I like orderliness. I like my home to be neat and clean – not like a showplace and unlivable, but neat and orderly. I function so much better that way. I have children. They are not, by nature very orderly people. Especially my most middle of middle children. He does not seem to be a detail kind of guy. He does not seem to have grasped the concept of “a place for everything, and everything in its place.” For him, things pretty much live wherever they fall at any given moment. Which, of course, leads to much frustration when he cannot find something he needs RIGHT NOW, or when I have to see the chaos that is his room, or any other room in which he spends time, for that matter.
I have expended no small amount of energy trying to motivate this child to learn a little more orderliness. I have failed, often, to stay on top of it and encourage him to clean up the mess each day so it doesn’t get out of hand. Laziness and exhaustion and distractedness on my part are much to blame for the times when I fail to be diligent in teaching this skill, I confess it.
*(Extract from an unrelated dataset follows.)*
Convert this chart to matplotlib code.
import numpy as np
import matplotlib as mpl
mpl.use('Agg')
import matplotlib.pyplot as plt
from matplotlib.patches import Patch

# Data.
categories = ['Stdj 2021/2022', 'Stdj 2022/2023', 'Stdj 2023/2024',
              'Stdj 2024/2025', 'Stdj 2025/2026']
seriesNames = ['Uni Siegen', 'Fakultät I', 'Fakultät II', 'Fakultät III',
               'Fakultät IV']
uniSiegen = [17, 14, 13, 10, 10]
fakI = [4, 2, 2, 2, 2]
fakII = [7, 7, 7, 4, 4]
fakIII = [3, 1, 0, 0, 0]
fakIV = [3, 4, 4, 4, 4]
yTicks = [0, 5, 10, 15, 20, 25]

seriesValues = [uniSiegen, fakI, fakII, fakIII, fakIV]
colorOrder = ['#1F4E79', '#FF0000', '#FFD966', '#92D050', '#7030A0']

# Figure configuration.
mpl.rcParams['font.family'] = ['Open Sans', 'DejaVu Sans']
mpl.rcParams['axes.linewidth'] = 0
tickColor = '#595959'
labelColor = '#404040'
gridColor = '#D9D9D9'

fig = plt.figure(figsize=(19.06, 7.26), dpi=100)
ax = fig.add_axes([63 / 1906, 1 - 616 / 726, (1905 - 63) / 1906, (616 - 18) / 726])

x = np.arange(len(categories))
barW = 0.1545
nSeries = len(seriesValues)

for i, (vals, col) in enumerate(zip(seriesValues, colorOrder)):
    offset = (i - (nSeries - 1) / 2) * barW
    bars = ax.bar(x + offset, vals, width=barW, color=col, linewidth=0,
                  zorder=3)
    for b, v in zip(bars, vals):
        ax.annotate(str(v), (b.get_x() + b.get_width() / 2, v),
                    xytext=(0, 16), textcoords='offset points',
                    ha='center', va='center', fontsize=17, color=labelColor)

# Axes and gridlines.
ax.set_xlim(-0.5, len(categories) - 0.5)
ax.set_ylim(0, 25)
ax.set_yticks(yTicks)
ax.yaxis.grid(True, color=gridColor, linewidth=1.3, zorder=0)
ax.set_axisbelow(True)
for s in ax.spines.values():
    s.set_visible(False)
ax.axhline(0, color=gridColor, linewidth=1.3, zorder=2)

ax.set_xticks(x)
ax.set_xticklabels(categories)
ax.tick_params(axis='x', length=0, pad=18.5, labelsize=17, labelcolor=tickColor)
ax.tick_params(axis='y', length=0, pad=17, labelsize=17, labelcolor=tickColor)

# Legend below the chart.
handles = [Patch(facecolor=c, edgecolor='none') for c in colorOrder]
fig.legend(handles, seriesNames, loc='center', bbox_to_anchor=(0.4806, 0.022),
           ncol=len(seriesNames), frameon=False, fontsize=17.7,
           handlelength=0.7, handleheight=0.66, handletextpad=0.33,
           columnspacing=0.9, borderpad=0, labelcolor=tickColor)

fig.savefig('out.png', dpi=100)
Recently, the state of his room had become such that we had told him that if he could not get it cleaned up, I would go in there and do it (for the third time since we’ve lived here, mind you and we’ve only been here about 7 months), and the consequence would be that I’d be taking a lot of things out of there – LEGOs!! Yesterday was that day. It started well. I needed to go through his clothes, anyway, and had finished going through his brother’s clothes the day before, so I had hand-me-downs that needed a home in M’s room. I spent the morning working on clothes. My mood decayed as the morning wore on, however, when I found piles of dirty clothes in really strange places and clean clothes that should have been put away in even stranger places, and ear plugs and swim goggles in very strange places – this is the boy who could not find any ear plugs or swim goggles the other day. And yet I found several pairs in his underwear drawer – along with all kinds of things that also didn’t belong there, but the underwear was somewhere else entirely. Enough on that. Suffice it to say that by the time I came downstairs for a break I was feeling a little frazzled, because sometimes I feel like I'm talking to a wall. I know the kids know better than this, and I get a little tired of doing the same thing over and over and feeling like I'm not making any progress. And then I saw the mess that three kids had made in the living room. My tone was not very nice or kind, I must confess.
So, I took a deep breath. Commissioned the kids to straighten up the living room, took them to the grocery store to get the ingredients for lunch and a special treat. After lunch we went outside and made ice cream in a bag and enjoyed the fun of doing something different and eating the fruit of our labor afterwards. It took my hands a long time to thaw, by the way. But it was yummy.
After that little break, I had calmed down and was ready to finish my assault on the chaotic room upstairs. It didn’t take me all that terribly much longer. I also apologized to the kids for letting my frustration dictate my attitude with them in the morning.
Where am I going with this? I did a lot of complaining over the past couple of days about how messy our house is. When I read Proverbs 14:4 this morning, I got to thinking that, sure, cleanliness is important. But the mess is also a byproduct of having these kids around in the first place. And I am very thankful that I do have them around. I need to do a better job of training them in the responsibilities of living together in the home, this has become obvious to me. But, I don’t want to do it in a way that tears down our house. I don’t want their memories to be a mom who yelled a lot, was mad and frustrated a lot, and cared more about a clean house than she did about interacting with them and enjoying them. There has to be a balance. I need to find the balance that will work better in our home. There are some changes I can be making to be wiser about building up the house and not tearing it down by letting things go so long that I’m frustrated and taking it out on the family.
Anyway, that’s what I got to thinking about this morning as I read Proverbs.
3 comments:
Thank you for writing this. You encouraged my soul.
Good thoughts. I want to be neat and orderly too--organization is the bane of my existence!
Me, too, Lisa. I love being organized, but getting there seems to be so hard for me. I don't seem to know what to do with things. I don't have the gift for getting things organized, especially other people's things!, but once they are, I like them to stay that way.